A questão que deverá ser a tônica da reunião em dezembro é até que ponto o quadro inquietante que provocou a criação da Convenção sobre Mudanças Climáticas e do acordo em Kyoto vai ser alterado com a tardia entrada em vigor do protocolo.

Desde 1800, a temperatura sobre a superfície da Terra está 0,6 ºC mais alta. Até 2100, as estimativas mostram que ela estará de 1,4 ºC a 5,8 ºC mais elevada. Mesmo que prevaleça o número mais conservador, esse aumento do gradiente térmico terá sido maior em um século do que foi nos últimos 10 mil anos. Nenhum cientista duvida de que o processo de industrialização gigantesco que ocorreu principalmente no Hemisfério Norte a partir do século retrasado tem muito a ver com isso. Mesmo que seja um processo natural, como defendem alguns, a interferência humana nesse contexto tem acelerado em demasia esse ciclo eventual da natureza. A década de 1990 foi a mais quente do último milênio.

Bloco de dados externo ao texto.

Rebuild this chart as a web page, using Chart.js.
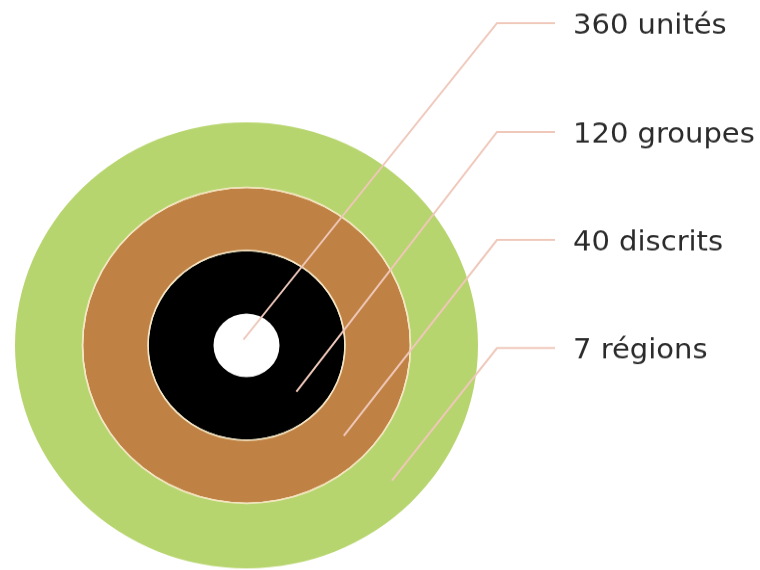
<!DOCTYPE html>
<html>
<head>
<meta charset="utf-8">
<script src="https://cdn.jsdelivr.net/npm/chart.js@4.4.1/dist/chart.umd.min.js"></script>
<style>
  html, body { margin: 0; padding: 0; background: #ffffff; overflow: hidden; }
  #wrap { position: absolute; left: 0; top: 0; width: 760px; height: 592px;
          transform: scaleY(0.9633); transform-origin: 0 0; }
</style>
</head>
<body>
<div id="wrap"><canvas id="c"></canvas></div>
<script>
// ---- data ----
const categories = ['unités', 'groupes', 'discrits', 'régions'];
const values = [360, 120, 40, 7];
// ---- styles (ring order: outer to inner) ----
const ringColors = { 'régions': '#b7d56e', 'discrits': '#c08244', 'groupes': '#000000', 'unités': '#ffffff' };
const ringWeights = { 'régions': 66.75, 'discrits': 64, 'groupes': 64.75, 'unités': 33 };
const separatorColor = '#f6e6bf';
const separatorWeight = 1.5;
const labelY = [23.9, 137.0, 249.1, 361.3];

// build datasets outer -> inner: régions, sep, discrits, sep, groupes, unités
const order = ['régions', 'discrits', 'groupes', 'unités'];
const datasets = [];
const datasetIndexOf = {};
order.forEach((cat, k) => {
  const i = categories.indexOf(cat);
  datasetIndexOf[cat] = datasets.length;
  datasets.push({
    label: values[i] + ' ' + cat,
    data: [values[i]],
    backgroundColor: ringColors[cat],
    weight: ringWeights[cat],
    borderWidth: 0, hoverOffset: 0, offset: 0
  });
  if (k < 2) {
    datasets.push({
      label: 'sep',
      data: [1],
      backgroundColor: separatorColor,
      weight: separatorWeight,
      borderWidth: 0, hoverOffset: 0, offset: 0
    });
  }
});

const leaderPlugin = {
  id: 'leaders',
  afterDatasetsDraw(chart) {
    const ctx = chart.ctx;
    ctx.save();
    categories.forEach((cat, i) => {
      const meta = chart.getDatasetMeta(datasetIndexOf[cat]);
      const arc = meta.data[0];
      const cx = arc.x, cy = arc.y;
      let sx, sy;
      if (arc.innerRadius <= 0.5) {
        sx = cx - 3; sy = cy - 6;
      } else {
        const r = (arc.innerRadius + arc.outerRadius) / 2 + 4;
        const a = 44 * Math.PI / 180;
        sx = cx + r * Math.cos(a);
        sy = cy + r * Math.sin(a);
      }
      const ky = labelY[i];
      ctx.strokeStyle = '#efc8ba';
      ctx.lineWidth = 2;
      ctx.beginPath();
      ctx.moveTo(sx, sy);
      ctx.lineTo(497, ky);
      ctx.lineTo(555, ky);
      ctx.stroke();
      ctx.fillStyle = '#2b2b2b';
      ctx.font = '29px "DejaVu Sans", Verdana, sans-serif';
      ctx.textAlign = 'left';
      ctx.textBaseline = 'alphabetic';
      ctx.fillText(values[i] + ' ' + cat, 573, ky + 10.6);
    });
    ctx.restore();
  }
};

new Chart(document.getElementById('c'), {
  type: 'doughnut',
  data: { labels: [''], datasets: datasets },
  options: {
    responsive: true,
    maintainAspectRatio: false,
    animation: false,
    cutout: 0,
    layout: { padding: { left: 15, right: 282, top: 127, bottom: 2 } },
    plugins: { legend: { display: false }, tooltip: { enabled: false } },
    events: []
  },
  plugins: [leaderPlugin]
});
</script>
</body>
</html>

Ao ter peso de lei, o Protocolo de Kyoto determinará que os 36 países do anexo 1, os chamados industrializados, desenvolvam ações práticas contra a emissão dos seis gases (dióxido de carbono, metano, óxido nitroso, hidrofluorcarbono, perfluorcarbono e hexafluoreto de enxofre) considerados os maiores contribuintes para o aumento do efeito estufa.

As metas estipuladas são individuais. Na média, se todos cumprirem o acordo, a redução deve ficar em 5,2%. Os números usados como base são os das emissões registradas em 1990. A dos EUA, entretanto, vai reduzir a média global _o país é responsável por 36,1% das emissões totais. Pelo Protocolo de Kyoto, teria de reduzir em 8% suas emissões. Outros países, como a Rússia, precisariam apenas manter as taxas atuais. Já a Austrália, por exemplo, poderia aumentar suas emissões em 8%. O período estipulado para a redução é de 2008 a 2012.

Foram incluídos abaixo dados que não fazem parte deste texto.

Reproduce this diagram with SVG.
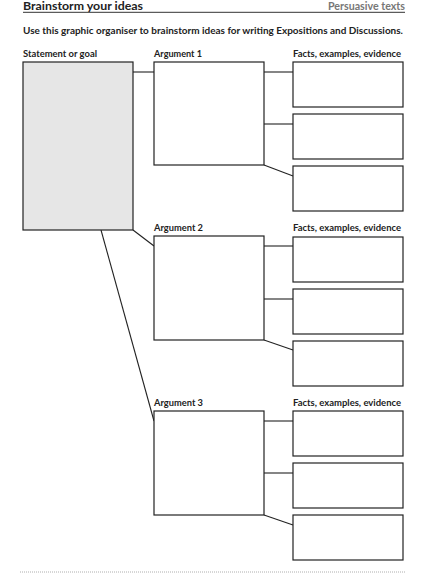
<svg xmlns="http://www.w3.org/2000/svg" width="438" height="576" viewBox="0 0 438 576">
<style>
.box{fill:#fff;stroke:#222;stroke-width:1.2}
.stmt{fill:#e6e6e6;stroke:#222;stroke-width:1.2}
.conn line{stroke:#222;stroke-width:1.1}
.lbl{font-family:Lato,"Open Sans",sans-serif;font-weight:bold;font-size:8.6px;fill:#222}
.title{font-family:Lato,"Open Sans",sans-serif;font-weight:bold;font-size:10.5px;fill:#222}
.sub{font-family:Lato,"Open Sans",sans-serif;font-weight:bold;font-size:9.3px;fill:#222}
</style>
<rect width="438" height="576" fill="#fff"/>
<text class="title" x="23" y="10.4" textLength="120" lengthAdjust="spacingAndGlyphs">Brainstorm your ideas</text>
<text class="title" x="328" y="10.4" textLength="77" lengthAdjust="spacingAndGlyphs" style="fill:#777">Persuasive texts</text>
<line x1="23" y1="12.3" x2="405" y2="12.3" stroke="#333" stroke-width="1"/>
<text class="sub" x="23" y="34" textLength="380" lengthAdjust="spacingAndGlyphs">Use this graphic organiser to brainstorm ideas for writing Expositions and Discussions.</text>

<g id="labels">
<text class="lbl" x="23" y="56.5" textLength="74" lengthAdjust="spacingAndGlyphs">Statement or goal</text>
<text class="lbl" x="154" y="56.5" textLength="48" lengthAdjust="spacingAndGlyphs">Argument 1</text>
<text class="lbl" x="293" y="56.5" textLength="108" lengthAdjust="spacingAndGlyphs">Facts, examples, evidence</text>
<text class="lbl" x="154" y="231" textLength="49" lengthAdjust="spacingAndGlyphs">Argument 2</text>
<text class="lbl" x="293" y="231" textLength="108" lengthAdjust="spacingAndGlyphs">Facts, examples, evidence</text>
<text class="lbl" x="154" y="406" textLength="49" lengthAdjust="spacingAndGlyphs">Argument 3</text>
<text class="lbl" x="293" y="406" textLength="108" lengthAdjust="spacingAndGlyphs">Facts, examples, evidence</text>
</g>

<g class="conn" id="connectors">
<line x1="133" y1="72" x2="154" y2="72"/>
<line x1="133" y1="230" x2="154" y2="246"/>
<line x1="101" y1="230" x2="154" y2="421"/>
<line x1="264" y1="72" x2="293" y2="72"/>
<line x1="264" y1="124" x2="293" y2="124"/>
<line x1="264" y1="165" x2="293" y2="176"/>
<line x1="264" y1="246" x2="293" y2="246"/>
<line x1="264" y1="299" x2="293" y2="299"/>
<line x1="264" y1="340" x2="293" y2="350"/>
<line x1="264" y1="421" x2="293" y2="421"/>
<line x1="264" y1="473" x2="293" y2="473"/>
<line x1="264" y1="515" x2="293" y2="525"/>
</g>

<g id="statement"><rect class="stmt" x="23" y="62" width="110" height="168"/></g>
<g id="arg1"><rect class="box" x="154" y="62" width="110" height="103"/></g>
<g id="f1a"><rect class="box" x="293" y="62" width="110" height="45"/></g>
<g id="f1b"><rect class="box" x="293" y="114" width="110" height="45"/></g>
<g id="f1c"><rect class="box" x="293" y="166" width="110" height="45"/></g>
<g id="arg2"><rect class="box" x="154" y="236" width="110" height="104"/></g>
<g id="f2a"><rect class="box" x="293" y="237" width="110" height="45"/></g>
<g id="f2b"><rect class="box" x="293" y="289" width="110" height="45"/></g>
<g id="f2c"><rect class="box" x="293" y="341" width="110" height="45"/></g>
<g id="arg3"><rect class="box" x="154" y="411" width="110" height="104"/></g>
<g id="f3a"><rect class="box" x="293" y="411" width="110" height="45"/></g>
<g id="f3b"><rect class="box" x="293" y="463" width="110" height="45"/></g>
<g id="f3c"><rect class="box" x="293" y="515" width="110" height="45"/></g>

<line x1="20" y1="572" x2="405" y2="572" stroke="#999" stroke-width="0.8" stroke-dasharray="1 1"/>
</svg>
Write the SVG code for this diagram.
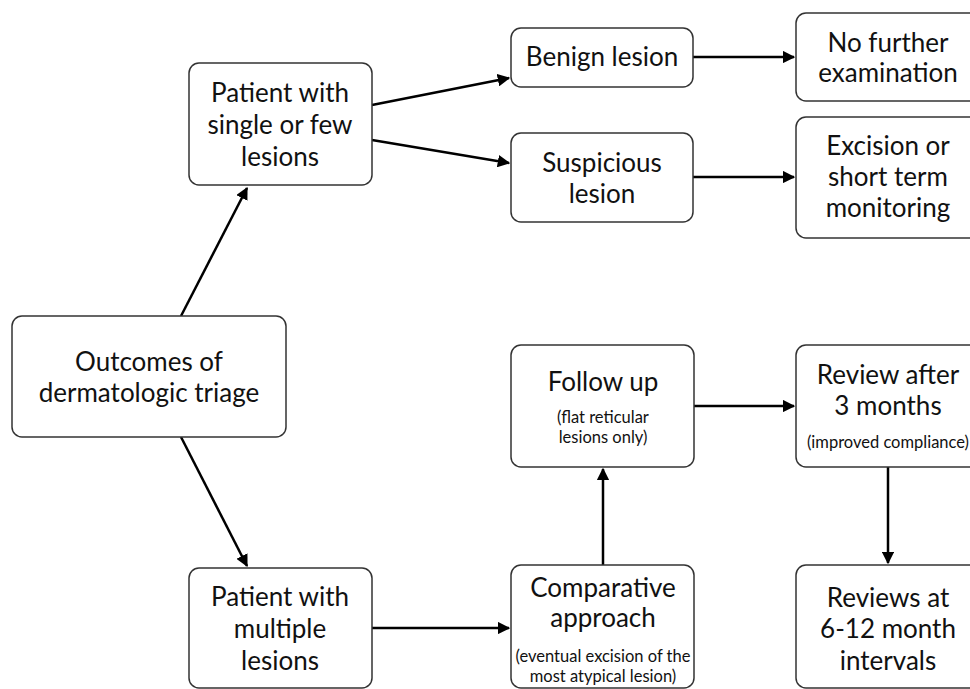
<svg xmlns="http://www.w3.org/2000/svg" width="970" height="689" viewBox="0 0 970 689">
<style>
.box{fill:#fff;stroke:#333;stroke-width:1.5}
.t{font-family:Lato,"Open Sans","Liberation Sans",sans-serif;font-size:26px;fill:#111;text-anchor:middle}
.s{font-family:Lato,"Open Sans","Liberation Sans",sans-serif;font-size:16.5px;fill:#111;text-anchor:middle}
.c{stroke:#000;stroke-width:2.5;fill:none;marker-end:url(#ah)}
</style>
<defs>
<marker id="ah" viewBox="0 0 10 10" refX="9" refY="5" markerWidth="5" markerHeight="5" orient="auto" markerUnits="strokeWidth">
<path d="M0,0 L10,5 L0,10 z" fill="#000"/>
</marker>
</defs>
<rect width="970" height="689" fill="#fff"/>
<g id="connectors">
<line class="c" x1="181" y1="316" x2="247" y2="188"/>
<line class="c" x1="181" y1="437" x2="247" y2="566"/>
<line class="c" x1="372" y1="105" x2="509" y2="78"/>
<line class="c" x1="372" y1="140" x2="509" y2="163"/>
<line class="c" x1="693" y1="57" x2="794" y2="57"/>
<line class="c" x1="693" y1="177" x2="794" y2="177"/>
<line class="c" x1="372" y1="628" x2="509" y2="628"/>
<line class="c" x1="603" y1="565" x2="603" y2="469"/>
<line class="c" x1="694" y1="406" x2="794" y2="406"/>
<line class="c" x1="888" y1="467" x2="888" y2="563"/>
</g>
<g id="outcomes">
<rect class="box" x="12" y="316" width="274" height="121" rx="10"/>
<text class="t" x="149" y="371">Outcomes of</text>
<text class="t" x="149" y="402">dermatologic triage</text>
</g>
<g id="patient-single">
<rect class="box" x="189" y="63" width="183" height="122" rx="10"/>
<text class="t" x="280" y="102">Patient with</text>
<text class="t" x="280" y="134">single or few</text>
<text class="t" x="280" y="166">lesions</text>
</g>
<g id="patient-multiple">
<rect class="box" x="189" y="568" width="183" height="120" rx="10"/>
<text class="t" x="280" y="606">Patient with</text>
<text class="t" x="280" y="638">multiple</text>
<text class="t" x="280" y="670">lesions</text>
</g>
<g id="benign">
<rect class="box" x="511" y="28" width="182" height="59" rx="10"/>
<text class="t" x="602" y="66">Benign lesion</text>
</g>
<g id="suspicious">
<rect class="box" x="511" y="133" width="182" height="89" rx="10"/>
<text class="t" x="602" y="172">Suspicious</text>
<text class="t" x="602" y="203">lesion</text>
</g>
<g id="no-further">
<rect class="box" x="796" y="13" width="184" height="88" rx="10"/>
<text class="t" x="888" y="52">No further</text>
<text class="t" x="888" y="82">examination</text>
</g>
<g id="excision">
<rect class="box" x="796" y="117" width="184" height="121" rx="10"/>
<text class="t" x="888" y="155">Excision or</text>
<text class="t" x="888" y="186">short term</text>
<text class="t" x="888" y="217">monitoring</text>
</g>
<g id="follow-up">
<rect class="box" x="511" y="345" width="183" height="122" rx="10"/>
<text class="t" x="603" y="391">Follow up</text>
<text class="s" x="603" y="423">(flat reticular</text>
<text class="s" x="603" y="443">lesions only)</text>
</g>
<g id="comparative">
<rect class="box" x="511" y="565" width="183" height="123" rx="10"/>
<text class="t" x="603" y="597">Comparative</text>
<text class="t" x="603" y="627">approach</text>
<text class="s" x="603" y="662">(eventual excision of the</text>
<text class="s" x="603" y="682">most atypical lesion)</text>
</g>
<g id="review-3">
<rect class="box" x="796" y="345" width="184" height="122" rx="10"/>
<text class="t" x="888" y="384">Review after</text>
<text class="t" x="888" y="415">3 months</text>
<text class="s" x="888" y="448">(improved compliance)</text>
</g>
<g id="reviews-6-12">
<rect class="box" x="796" y="565" width="184" height="123" rx="10"/>
<text class="t" x="888" y="607">Reviews at</text>
<text class="t" x="888" y="638">6-12 month</text>
<text class="t" x="888" y="670">intervals</text>
</g>
</svg>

Apesar do ganho político, o protocolo pode não ter o efeito esperado dele na década passada. Cientistas afirmam que será muito difícil que os países consigam cumprir as metas até 2012. Como o aumento das emissões de carbono foi ainda maior neste início de milênio, as cifras já deveriam ter sido aumentadas. Além disso, pelo texto original, os países terão outras metas a cumprir: em 2005, deverão mostrar as ações efetivamente aplicadas para as reduções e, em 2007, ter prontos sistemas que meçam as emissões da forma mais fidedigna possível.

Mesmo que tudo corra bem até 2012, uma nova fase, que diz respeito ao Brasil, deverá se iniciar. A pressão que existe hoje contra os Estados Unidos e a Europa vai se estender aos países subdesenvolvidos, como também é o caso da China. No caso brasileiro, fatos como o desmatamento da Amazônia terão de ser, enfim, atacados.

O texto de Kyoto também prevê a transação de créditos de carbono entre os países _nações que poluem mais podem investir em projetos em lugares que evitem o aumento das emissões e, com isso, conquistar bônus_, mas faz ressalvas a esse processo. Só pode participar quem aderir ao protocolo. Mecanismos de desenvolvimento limpo devem ser um complemento, e não a estratégia principal da redução das emissões. Como se vê, o termômetro ainda tem muito que esquentar.

Eduardo Geraque, 32, jornalista e biólogo, é editor da Agência de Notícias da Fapesp (Fundação de Amparo à Pesquisa do Estado de São Paulo) e doutorando pelo Programa de Pós-Graduação em Integração da América Latina, da USP, em jornalismo e ambiente.